Die Arbeitssucht gab es also schon vor der ganzen digitalen Technik. Nur macht es die digitale Technik Männern – Frauen leiden genauso unter diesem Syndrom – wesentlich leichter, immer wieder nach ihrem Suchtmittel, der Arbeit, zu greifen. Und damit den Familienangehörigen schwerer. „Im letzten Jahr haben wir kaum einmal richtig was miteinander unternommen“, klagt Astrid. Ständig sei Reinhard am Telefon gewesen, hätte Termine mit Kunden abgesprochen und Anweisungen an seine Mitarbeiter gegeben. „Die Kinder, wir haben elfjährige Zwillinge, sind total enttäuscht gewesen, vor allem, weil ihr Vater auch mit seinen Gedanken oft abwesend und manchmal recht griesgrämig war. In diesem Jahr will Reinhard sogar drei Tage später nachkommen. Was natürlich unter anderem bedeutet, dass wir zwei Autos vor Ort haben werden. Ganz zu schweigen davon, dass ich mich um sämtliche Organisatorischen Dinge selbst zu kümmern habe“, grummelt sie.

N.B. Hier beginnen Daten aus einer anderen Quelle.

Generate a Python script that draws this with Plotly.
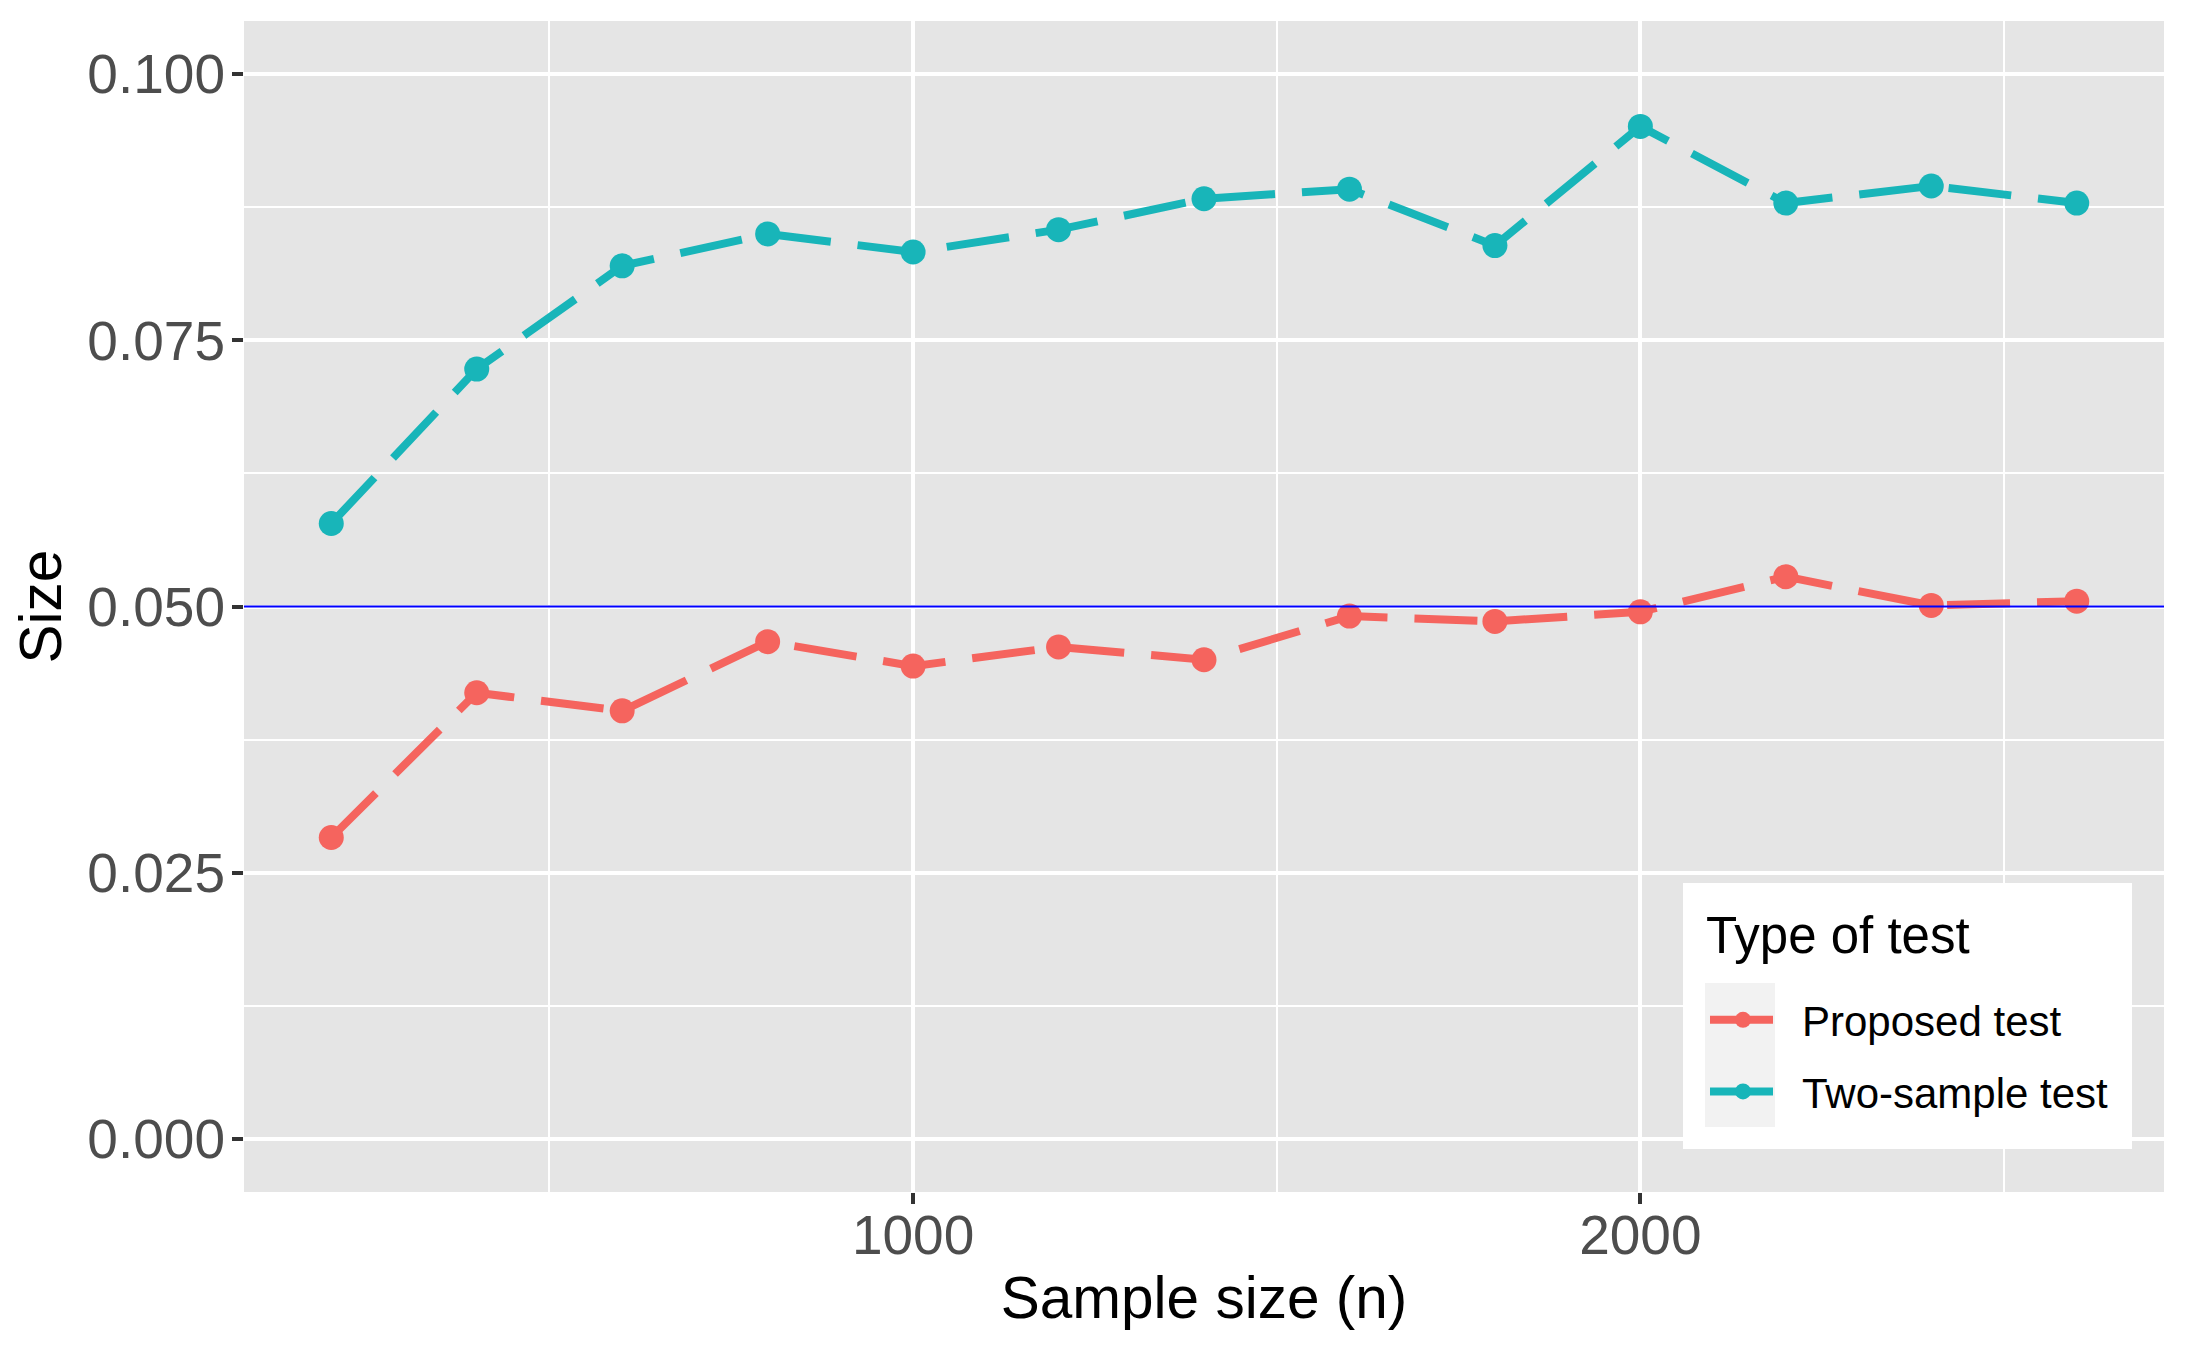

Oh, ich kann das gut verstehen! Für mich wäre das auch nichts. Ich möchte im Urlaub auch nichts hören von Gustavs Arbeitsalltag. Da Reinhard sich aber sicherlich das Telefonieren bzw. E-Mail-Schreiben nicht verbieten lassen wird, lautet meine Empfehlung an Astrid, mit ihrem Mann eine feste Zeit zu vereinbaren, in der er telefonieren und organisieren darf. „Am besten morgens von 7 bis 8 Uhr“, grinste ich sie an. „Da schlaft ihr anderen noch und er stört euch nicht. Danach solltest du versuchen, ihn abzulenken, indem ihr miteinander Pläne schmiedet.“ „Na, ich will’s mal versuchen“, antwortete sie. „Und falls es nicht klappt, versuche, dich so wenig wie möglich zu ärgern. Sonst verdirbst du dir den Urlaub komplett, und das wäre noch schlimmer, auch für die Kinder!“

So, und nun mache ich aber auch Schluss. Ich habe keine Zeit mehr, muss Koffer packen. Und dann heißt es: Neuseeland, ich komme! Verwandte besuchen! Bis bald, frisch erholt, eure Bernadette!